# SOURCE MATERIAL start

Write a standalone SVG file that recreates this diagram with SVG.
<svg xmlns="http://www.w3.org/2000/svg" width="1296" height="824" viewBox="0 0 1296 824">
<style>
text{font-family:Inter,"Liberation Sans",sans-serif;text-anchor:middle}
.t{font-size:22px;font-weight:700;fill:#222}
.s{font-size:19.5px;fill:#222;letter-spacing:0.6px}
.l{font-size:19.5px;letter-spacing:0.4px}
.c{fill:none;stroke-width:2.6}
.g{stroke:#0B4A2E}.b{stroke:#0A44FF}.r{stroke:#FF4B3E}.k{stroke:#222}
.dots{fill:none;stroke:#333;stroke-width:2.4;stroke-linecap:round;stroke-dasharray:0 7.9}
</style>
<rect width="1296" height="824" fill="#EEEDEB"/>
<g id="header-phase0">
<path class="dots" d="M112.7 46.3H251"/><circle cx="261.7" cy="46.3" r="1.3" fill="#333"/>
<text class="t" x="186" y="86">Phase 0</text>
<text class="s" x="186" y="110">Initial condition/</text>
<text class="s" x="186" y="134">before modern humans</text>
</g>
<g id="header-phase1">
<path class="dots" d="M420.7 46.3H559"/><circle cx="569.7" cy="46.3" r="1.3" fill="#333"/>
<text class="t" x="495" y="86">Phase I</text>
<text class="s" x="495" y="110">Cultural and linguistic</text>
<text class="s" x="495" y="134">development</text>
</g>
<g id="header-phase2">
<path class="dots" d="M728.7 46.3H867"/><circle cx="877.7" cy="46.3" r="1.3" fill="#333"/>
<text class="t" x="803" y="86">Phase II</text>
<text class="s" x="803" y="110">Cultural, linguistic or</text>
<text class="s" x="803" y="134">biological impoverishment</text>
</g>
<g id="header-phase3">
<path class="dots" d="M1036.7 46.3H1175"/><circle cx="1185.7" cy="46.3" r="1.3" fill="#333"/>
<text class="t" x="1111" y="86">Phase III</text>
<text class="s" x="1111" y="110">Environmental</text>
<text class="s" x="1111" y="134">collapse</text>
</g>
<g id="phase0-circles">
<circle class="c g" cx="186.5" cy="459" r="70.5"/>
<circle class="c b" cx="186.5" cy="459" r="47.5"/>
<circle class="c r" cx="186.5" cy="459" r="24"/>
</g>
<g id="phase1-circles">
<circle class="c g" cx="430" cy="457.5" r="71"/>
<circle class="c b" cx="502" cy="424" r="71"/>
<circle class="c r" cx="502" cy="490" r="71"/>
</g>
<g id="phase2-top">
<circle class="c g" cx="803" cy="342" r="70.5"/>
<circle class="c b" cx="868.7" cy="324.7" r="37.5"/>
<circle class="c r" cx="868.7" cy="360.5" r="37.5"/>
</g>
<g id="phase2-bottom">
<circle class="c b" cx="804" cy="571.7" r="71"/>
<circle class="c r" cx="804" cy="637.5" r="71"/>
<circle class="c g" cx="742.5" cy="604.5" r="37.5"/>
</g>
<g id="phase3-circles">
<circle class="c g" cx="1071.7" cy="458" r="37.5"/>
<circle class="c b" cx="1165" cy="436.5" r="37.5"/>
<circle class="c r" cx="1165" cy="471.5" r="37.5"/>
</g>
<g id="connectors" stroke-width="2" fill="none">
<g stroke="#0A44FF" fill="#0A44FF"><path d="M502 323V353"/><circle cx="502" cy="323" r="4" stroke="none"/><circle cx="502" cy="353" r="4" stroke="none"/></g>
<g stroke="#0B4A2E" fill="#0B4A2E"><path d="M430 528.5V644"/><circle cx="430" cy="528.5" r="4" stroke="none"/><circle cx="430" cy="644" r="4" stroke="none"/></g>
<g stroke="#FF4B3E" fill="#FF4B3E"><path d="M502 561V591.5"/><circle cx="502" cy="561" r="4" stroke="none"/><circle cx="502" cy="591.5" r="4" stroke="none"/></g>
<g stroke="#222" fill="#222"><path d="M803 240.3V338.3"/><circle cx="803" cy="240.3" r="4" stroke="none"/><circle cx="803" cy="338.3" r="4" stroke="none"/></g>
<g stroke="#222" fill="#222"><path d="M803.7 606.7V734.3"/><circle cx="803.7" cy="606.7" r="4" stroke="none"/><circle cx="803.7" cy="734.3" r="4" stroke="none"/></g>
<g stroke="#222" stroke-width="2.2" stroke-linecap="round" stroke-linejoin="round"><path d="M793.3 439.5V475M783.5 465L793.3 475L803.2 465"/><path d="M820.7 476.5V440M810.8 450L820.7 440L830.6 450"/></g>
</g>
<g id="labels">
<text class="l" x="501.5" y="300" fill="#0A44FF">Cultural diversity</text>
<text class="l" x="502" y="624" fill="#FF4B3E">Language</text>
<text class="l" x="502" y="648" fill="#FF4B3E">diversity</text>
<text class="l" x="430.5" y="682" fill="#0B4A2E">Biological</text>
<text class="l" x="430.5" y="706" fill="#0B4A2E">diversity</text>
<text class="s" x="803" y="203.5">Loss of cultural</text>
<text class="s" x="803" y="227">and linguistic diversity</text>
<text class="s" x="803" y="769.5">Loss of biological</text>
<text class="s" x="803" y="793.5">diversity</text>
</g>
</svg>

# SOURCE MATERIAL end

TASK TO COMPLETE:
Reproduce the material above exactly; please quote every line of it.

ANSWER BELOW:
Write a standalone SVG file that recreates this diagram with SVG.
<svg xmlns="http://www.w3.org/2000/svg" width="1296" height="824" viewBox="0 0 1296 824">
<style>
text{font-family:Inter,"Liberation Sans",sans-serif;text-anchor:middle}
.t{font-size:22px;font-weight:700;fill:#222}
.s{font-size:19.5px;fill:#222;letter-spacing:0.6px}
.l{font-size:19.5px;letter-spacing:0.4px}
.c{fill:none;stroke-width:2.6}
.g{stroke:#0B4A2E}.b{stroke:#0A44FF}.r{stroke:#FF4B3E}.k{stroke:#222}
.dots{fill:none;stroke:#333;stroke-width:2.4;stroke-linecap:round;stroke-dasharray:0 7.9}
</style>
<rect width="1296" height="824" fill="#EEEDEB"/>
<g id="header-phase0">
<path class="dots" d="M112.7 46.3H251"/><circle cx="261.7" cy="46.3" r="1.3" fill="#333"/>
<text class="t" x="186" y="86">Phase 0</text>
<text class="s" x="186" y="110">Initial condition/</text>
<text class="s" x="186" y="134">before modern humans</text>
</g>
<g id="header-phase1">
<path class="dots" d="M420.7 46.3H559"/><circle cx="569.7" cy="46.3" r="1.3" fill="#333"/>
<text class="t" x="495" y="86">Phase I</text>
<text class="s" x="495" y="110">Cultural and linguistic</text>
<text class="s" x="495" y="134">development</text>
</g>
<g id="header-phase2">
<path class="dots" d="M728.7 46.3H867"/><circle cx="877.7" cy="46.3" r="1.3" fill="#333"/>
<text class="t" x="803" y="86">Phase II</text>
<text class="s" x="803" y="110">Cultural, linguistic or</text>
<text class="s" x="803" y="134">biological impoverishment</text>
</g>
<g id="header-phase3">
<path class="dots" d="M1036.7 46.3H1175"/><circle cx="1185.7" cy="46.3" r="1.3" fill="#333"/>
<text class="t" x="1111" y="86">Phase III</text>
<text class="s" x="1111" y="110">Environmental</text>
<text class="s" x="1111" y="134">collapse</text>
</g>
<g id="phase0-circles">
<circle class="c g" cx="186.5" cy="459" r="70.5"/>
<circle class="c b" cx="186.5" cy="459" r="47.5"/>
<circle class="c r" cx="186.5" cy="459" r="24"/>
</g>
<g id="phase1-circles">
<circle class="c g" cx="430" cy="457.5" r="71"/>
<circle class="c b" cx="502" cy="424" r="71"/>
<circle class="c r" cx="502" cy="490" r="71"/>
</g>
<g id="phase2-top">
<circle class="c g" cx="803" cy="342" r="70.5"/>
<circle class="c b" cx="868.7" cy="324.7" r="37.5"/>
<circle class="c r" cx="868.7" cy="360.5" r="37.5"/>
</g>
<g id="phase2-bottom">
<circle class="c b" cx="804" cy="571.7" r="71"/>
<circle class="c r" cx="804" cy="637.5" r="71"/>
<circle class="c g" cx="742.5" cy="604.5" r="37.5"/>
</g>
<g id="phase3-circles">
<circle class="c g" cx="1071.7" cy="458" r="37.5"/>
<circle class="c b" cx="1165" cy="436.5" r="37.5"/>
<circle class="c r" cx="1165" cy="471.5" r="37.5"/>
</g>
<g id="connectors" stroke-width="2" fill="none">
<g stroke="#0A44FF" fill="#0A44FF"><path d="M502 323V353"/><circle cx="502" cy="323" r="4" stroke="none"/><circle cx="502" cy="353" r="4" stroke="none"/></g>
<g stroke="#0B4A2E" fill="#0B4A2E"><path d="M430 528.5V644"/><circle cx="430" cy="528.5" r="4" stroke="none"/><circle cx="430" cy="644" r="4" stroke="none"/></g>
<g stroke="#FF4B3E" fill="#FF4B3E"><path d="M502 561V591.5"/><circle cx="502" cy="561" r="4" stroke="none"/><circle cx="502" cy="591.5" r="4" stroke="none"/></g>
<g stroke="#222" fill="#222"><path d="M803 240.3V338.3"/><circle cx="803" cy="240.3" r="4" stroke="none"/><circle cx="803" cy="338.3" r="4" stroke="none"/></g>
<g stroke="#222" fill="#222"><path d="M803.7 606.7V734.3"/><circle cx="803.7" cy="606.7" r="4" stroke="none"/><circle cx="803.7" cy="734.3" r="4" stroke="none"/></g>
<g stroke="#222" stroke-width="2.2" stroke-linecap="round" stroke-linejoin="round"><path d="M793.3 439.5V475M783.5 465L793.3 475L803.2 465"/><path d="M820.7 476.5V440M810.8 450L820.7 440L830.6 450"/></g>
</g>
<g id="labels">
<text class="l" x="501.5" y="300" fill="#0A44FF">Cultural diversity</text>
<text class="l" x="502" y="624" fill="#FF4B3E">Language</text>
<text class="l" x="502" y="648" fill="#FF4B3E">diversity</text>
<text class="l" x="430.5" y="682" fill="#0B4A2E">Biological</text>
<text class="l" x="430.5" y="706" fill="#0B4A2E">diversity</text>
<text class="s" x="803" y="203.5">Loss of cultural</text>
<text class="s" x="803" y="227">and linguistic diversity</text>
<text class="s" x="803" y="769.5">Loss of biological</text>
<text class="s" x="803" y="793.5">diversity</text>
</g>
</svg>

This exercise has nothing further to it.